# [Work to do]
Using the data below, return word for word every line from the one holding "Recreate this image" down to the one holding "0.10, 0.15, 0.20]". Leave pictures out.

# [Records to process]
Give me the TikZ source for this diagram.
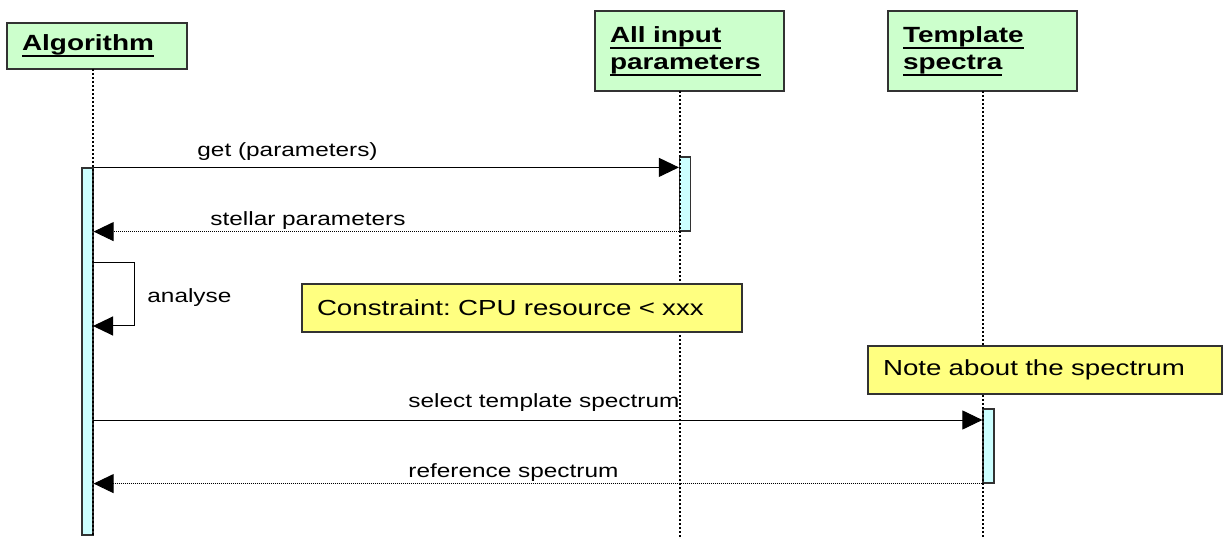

* * *

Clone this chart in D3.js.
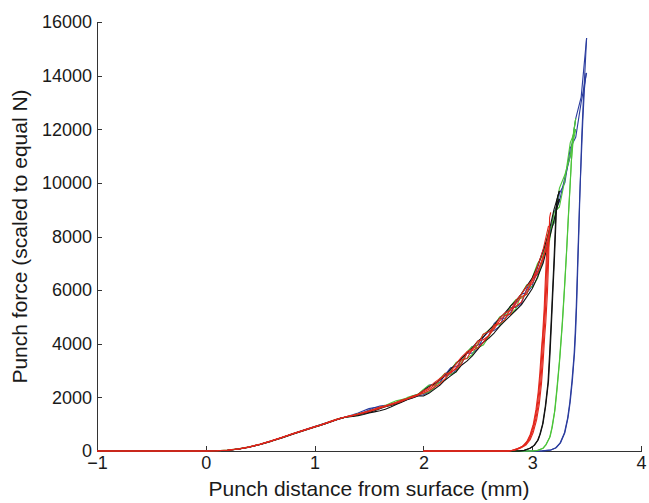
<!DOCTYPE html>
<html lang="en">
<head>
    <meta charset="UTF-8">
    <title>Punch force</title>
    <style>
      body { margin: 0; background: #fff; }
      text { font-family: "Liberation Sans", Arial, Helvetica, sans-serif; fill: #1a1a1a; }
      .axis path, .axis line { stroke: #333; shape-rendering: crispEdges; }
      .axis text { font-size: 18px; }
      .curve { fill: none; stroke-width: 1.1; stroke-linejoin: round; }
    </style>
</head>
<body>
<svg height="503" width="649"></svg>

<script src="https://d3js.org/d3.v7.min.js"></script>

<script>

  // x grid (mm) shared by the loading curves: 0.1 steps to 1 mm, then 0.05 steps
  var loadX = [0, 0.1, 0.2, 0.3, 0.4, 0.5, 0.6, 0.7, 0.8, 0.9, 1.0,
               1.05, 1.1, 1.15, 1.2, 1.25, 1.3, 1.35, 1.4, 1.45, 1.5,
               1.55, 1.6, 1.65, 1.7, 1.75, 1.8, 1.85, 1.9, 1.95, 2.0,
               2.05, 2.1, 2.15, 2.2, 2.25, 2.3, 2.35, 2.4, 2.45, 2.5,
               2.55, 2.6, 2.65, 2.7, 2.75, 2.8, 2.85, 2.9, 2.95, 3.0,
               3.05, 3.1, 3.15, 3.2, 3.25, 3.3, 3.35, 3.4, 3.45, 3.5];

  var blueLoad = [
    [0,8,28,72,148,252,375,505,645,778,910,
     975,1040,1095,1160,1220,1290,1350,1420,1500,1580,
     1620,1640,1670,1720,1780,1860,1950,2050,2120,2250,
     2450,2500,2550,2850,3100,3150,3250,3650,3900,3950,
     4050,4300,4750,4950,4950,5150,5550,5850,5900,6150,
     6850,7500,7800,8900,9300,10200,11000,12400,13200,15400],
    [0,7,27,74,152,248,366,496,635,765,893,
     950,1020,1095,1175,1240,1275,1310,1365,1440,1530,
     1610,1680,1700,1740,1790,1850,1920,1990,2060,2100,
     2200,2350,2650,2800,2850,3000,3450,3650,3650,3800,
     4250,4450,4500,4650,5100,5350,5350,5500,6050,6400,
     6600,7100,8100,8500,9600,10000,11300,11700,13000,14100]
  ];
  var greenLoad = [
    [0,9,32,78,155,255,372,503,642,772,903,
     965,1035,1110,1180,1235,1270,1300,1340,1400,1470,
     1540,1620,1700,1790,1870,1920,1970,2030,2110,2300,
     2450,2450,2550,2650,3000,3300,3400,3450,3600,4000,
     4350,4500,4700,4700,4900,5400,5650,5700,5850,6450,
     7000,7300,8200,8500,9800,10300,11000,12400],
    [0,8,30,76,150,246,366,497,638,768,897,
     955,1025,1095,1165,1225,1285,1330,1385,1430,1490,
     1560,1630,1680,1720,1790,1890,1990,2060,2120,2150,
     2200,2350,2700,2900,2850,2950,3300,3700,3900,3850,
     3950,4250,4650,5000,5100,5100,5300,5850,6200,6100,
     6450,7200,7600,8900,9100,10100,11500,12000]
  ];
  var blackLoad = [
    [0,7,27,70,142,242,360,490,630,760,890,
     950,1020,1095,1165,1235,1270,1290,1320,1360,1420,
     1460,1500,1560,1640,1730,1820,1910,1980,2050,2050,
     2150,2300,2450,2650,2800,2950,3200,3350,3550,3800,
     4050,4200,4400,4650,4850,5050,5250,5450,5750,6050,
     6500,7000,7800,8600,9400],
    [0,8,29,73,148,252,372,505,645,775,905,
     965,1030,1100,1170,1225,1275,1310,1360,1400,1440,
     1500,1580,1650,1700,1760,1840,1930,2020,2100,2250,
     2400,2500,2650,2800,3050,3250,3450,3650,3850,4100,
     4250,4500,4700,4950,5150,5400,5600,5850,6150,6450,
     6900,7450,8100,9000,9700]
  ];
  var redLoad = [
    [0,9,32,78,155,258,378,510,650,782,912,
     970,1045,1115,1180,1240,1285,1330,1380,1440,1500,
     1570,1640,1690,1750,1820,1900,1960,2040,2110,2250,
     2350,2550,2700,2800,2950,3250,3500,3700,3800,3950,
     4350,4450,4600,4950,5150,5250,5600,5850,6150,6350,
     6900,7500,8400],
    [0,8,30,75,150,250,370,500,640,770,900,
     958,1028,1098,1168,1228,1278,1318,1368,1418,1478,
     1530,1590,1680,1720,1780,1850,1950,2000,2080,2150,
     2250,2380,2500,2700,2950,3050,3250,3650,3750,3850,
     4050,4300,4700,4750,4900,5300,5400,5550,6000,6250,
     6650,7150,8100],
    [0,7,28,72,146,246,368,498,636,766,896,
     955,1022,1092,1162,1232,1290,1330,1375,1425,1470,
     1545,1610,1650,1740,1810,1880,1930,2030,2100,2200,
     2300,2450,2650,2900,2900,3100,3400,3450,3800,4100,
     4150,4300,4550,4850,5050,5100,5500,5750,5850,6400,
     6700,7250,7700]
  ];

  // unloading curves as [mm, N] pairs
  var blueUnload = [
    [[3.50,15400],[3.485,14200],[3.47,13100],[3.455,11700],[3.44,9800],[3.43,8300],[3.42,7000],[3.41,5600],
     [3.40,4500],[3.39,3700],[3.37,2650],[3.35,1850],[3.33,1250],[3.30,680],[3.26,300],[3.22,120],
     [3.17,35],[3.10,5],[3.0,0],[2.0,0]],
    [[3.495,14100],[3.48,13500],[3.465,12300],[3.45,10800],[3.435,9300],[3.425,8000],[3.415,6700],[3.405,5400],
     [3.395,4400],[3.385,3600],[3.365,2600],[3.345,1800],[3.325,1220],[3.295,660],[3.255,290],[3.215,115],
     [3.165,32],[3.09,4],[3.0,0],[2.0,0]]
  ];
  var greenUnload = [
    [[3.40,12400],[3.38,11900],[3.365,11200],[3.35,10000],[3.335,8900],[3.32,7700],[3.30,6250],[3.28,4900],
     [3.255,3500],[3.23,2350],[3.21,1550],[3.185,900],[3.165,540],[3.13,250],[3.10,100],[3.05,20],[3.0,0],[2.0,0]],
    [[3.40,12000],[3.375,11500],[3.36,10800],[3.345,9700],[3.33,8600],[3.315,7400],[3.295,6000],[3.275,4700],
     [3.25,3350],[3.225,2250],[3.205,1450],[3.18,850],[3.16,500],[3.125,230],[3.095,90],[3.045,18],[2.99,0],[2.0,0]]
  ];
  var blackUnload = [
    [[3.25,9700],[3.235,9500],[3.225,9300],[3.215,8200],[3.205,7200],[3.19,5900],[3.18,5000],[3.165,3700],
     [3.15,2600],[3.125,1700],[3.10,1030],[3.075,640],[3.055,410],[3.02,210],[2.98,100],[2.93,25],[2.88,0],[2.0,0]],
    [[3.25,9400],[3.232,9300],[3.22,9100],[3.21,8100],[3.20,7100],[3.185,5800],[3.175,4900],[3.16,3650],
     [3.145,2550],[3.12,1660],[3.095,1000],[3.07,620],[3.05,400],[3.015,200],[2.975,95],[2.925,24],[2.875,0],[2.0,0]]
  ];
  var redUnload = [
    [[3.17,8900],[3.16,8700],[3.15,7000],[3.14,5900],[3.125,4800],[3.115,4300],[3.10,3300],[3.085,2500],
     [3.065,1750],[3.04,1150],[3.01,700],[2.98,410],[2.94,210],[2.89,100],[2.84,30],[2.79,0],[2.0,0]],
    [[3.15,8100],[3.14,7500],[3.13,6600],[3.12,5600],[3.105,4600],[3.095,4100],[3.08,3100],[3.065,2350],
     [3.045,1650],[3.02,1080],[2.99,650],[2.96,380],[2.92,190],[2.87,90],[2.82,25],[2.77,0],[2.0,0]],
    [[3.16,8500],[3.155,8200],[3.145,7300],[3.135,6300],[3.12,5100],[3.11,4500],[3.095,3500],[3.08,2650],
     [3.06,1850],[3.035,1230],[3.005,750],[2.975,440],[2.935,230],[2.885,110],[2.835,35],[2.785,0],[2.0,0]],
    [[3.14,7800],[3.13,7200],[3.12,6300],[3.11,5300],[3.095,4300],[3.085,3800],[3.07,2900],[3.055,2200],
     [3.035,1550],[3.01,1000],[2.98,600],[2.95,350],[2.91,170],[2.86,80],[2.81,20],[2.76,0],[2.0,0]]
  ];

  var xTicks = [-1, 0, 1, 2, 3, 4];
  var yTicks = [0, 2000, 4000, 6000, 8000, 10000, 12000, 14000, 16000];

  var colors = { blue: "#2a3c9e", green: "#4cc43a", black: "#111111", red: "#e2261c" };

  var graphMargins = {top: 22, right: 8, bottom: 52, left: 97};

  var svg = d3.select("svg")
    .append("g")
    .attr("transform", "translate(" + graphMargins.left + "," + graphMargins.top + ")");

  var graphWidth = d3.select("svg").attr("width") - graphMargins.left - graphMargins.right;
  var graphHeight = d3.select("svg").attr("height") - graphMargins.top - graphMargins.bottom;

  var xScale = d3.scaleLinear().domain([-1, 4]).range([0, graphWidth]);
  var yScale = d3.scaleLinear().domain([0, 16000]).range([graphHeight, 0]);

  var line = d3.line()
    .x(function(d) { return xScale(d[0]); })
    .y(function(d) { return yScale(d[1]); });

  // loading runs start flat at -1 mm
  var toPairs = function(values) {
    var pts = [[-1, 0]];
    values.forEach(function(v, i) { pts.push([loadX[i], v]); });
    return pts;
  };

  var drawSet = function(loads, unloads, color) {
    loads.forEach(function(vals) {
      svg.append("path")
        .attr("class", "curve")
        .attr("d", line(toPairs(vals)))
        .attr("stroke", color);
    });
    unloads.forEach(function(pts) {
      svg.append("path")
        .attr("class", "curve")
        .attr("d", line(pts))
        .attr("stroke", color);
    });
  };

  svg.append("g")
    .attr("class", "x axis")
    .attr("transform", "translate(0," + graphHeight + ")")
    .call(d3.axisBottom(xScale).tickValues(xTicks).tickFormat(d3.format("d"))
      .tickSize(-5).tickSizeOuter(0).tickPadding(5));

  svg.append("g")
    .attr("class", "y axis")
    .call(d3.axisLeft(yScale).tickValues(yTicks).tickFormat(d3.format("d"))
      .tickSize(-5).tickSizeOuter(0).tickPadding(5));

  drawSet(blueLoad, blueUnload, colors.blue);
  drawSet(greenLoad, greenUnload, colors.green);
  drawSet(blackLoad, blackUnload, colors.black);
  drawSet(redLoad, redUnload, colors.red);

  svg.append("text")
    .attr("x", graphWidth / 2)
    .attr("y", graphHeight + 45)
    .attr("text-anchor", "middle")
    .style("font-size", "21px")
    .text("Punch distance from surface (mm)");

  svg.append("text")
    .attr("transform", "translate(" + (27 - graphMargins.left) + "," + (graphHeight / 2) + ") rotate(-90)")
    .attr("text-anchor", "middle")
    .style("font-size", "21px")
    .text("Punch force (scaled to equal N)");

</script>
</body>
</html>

==

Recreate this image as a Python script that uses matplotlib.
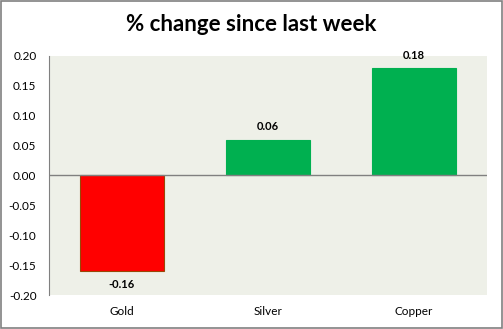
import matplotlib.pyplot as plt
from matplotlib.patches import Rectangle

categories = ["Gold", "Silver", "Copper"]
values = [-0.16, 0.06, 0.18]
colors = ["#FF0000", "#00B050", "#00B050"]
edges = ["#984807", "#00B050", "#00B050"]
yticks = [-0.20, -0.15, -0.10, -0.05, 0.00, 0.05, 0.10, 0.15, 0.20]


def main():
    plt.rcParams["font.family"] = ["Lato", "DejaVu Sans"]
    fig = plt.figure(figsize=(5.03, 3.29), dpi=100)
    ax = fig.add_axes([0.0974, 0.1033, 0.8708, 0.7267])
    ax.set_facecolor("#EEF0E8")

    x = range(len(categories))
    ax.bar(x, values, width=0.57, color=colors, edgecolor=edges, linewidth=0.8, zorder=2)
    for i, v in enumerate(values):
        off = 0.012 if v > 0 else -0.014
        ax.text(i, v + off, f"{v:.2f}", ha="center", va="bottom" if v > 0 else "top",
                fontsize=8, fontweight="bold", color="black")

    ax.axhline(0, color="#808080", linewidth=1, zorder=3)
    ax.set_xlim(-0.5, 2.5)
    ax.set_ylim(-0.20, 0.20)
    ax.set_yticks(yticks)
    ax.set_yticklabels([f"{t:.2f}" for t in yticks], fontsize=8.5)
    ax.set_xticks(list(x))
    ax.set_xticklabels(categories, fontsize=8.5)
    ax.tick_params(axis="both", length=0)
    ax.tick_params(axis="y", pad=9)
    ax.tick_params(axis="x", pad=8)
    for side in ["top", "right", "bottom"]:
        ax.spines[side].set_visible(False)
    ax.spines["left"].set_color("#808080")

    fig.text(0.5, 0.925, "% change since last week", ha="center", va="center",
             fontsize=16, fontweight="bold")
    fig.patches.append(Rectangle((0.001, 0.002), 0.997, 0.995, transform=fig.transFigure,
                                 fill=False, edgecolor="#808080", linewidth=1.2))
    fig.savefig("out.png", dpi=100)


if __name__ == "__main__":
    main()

# [Task output]
Recreate this image as a Python script that uses matplotlib.
import matplotlib.pyplot as plt
from matplotlib.patches import Rectangle

categories = ["Gold", "Silver", "Copper"]
values = [-0.16, 0.06, 0.18]
colors = ["#FF0000", "#00B050", "#00B050"]
edges = ["#984807", "#00B050", "#00B050"]
yticks = [-0.20, -0.15, -0.10, -0.05, 0.00, 0.05, 0.10, 0.15, 0.20]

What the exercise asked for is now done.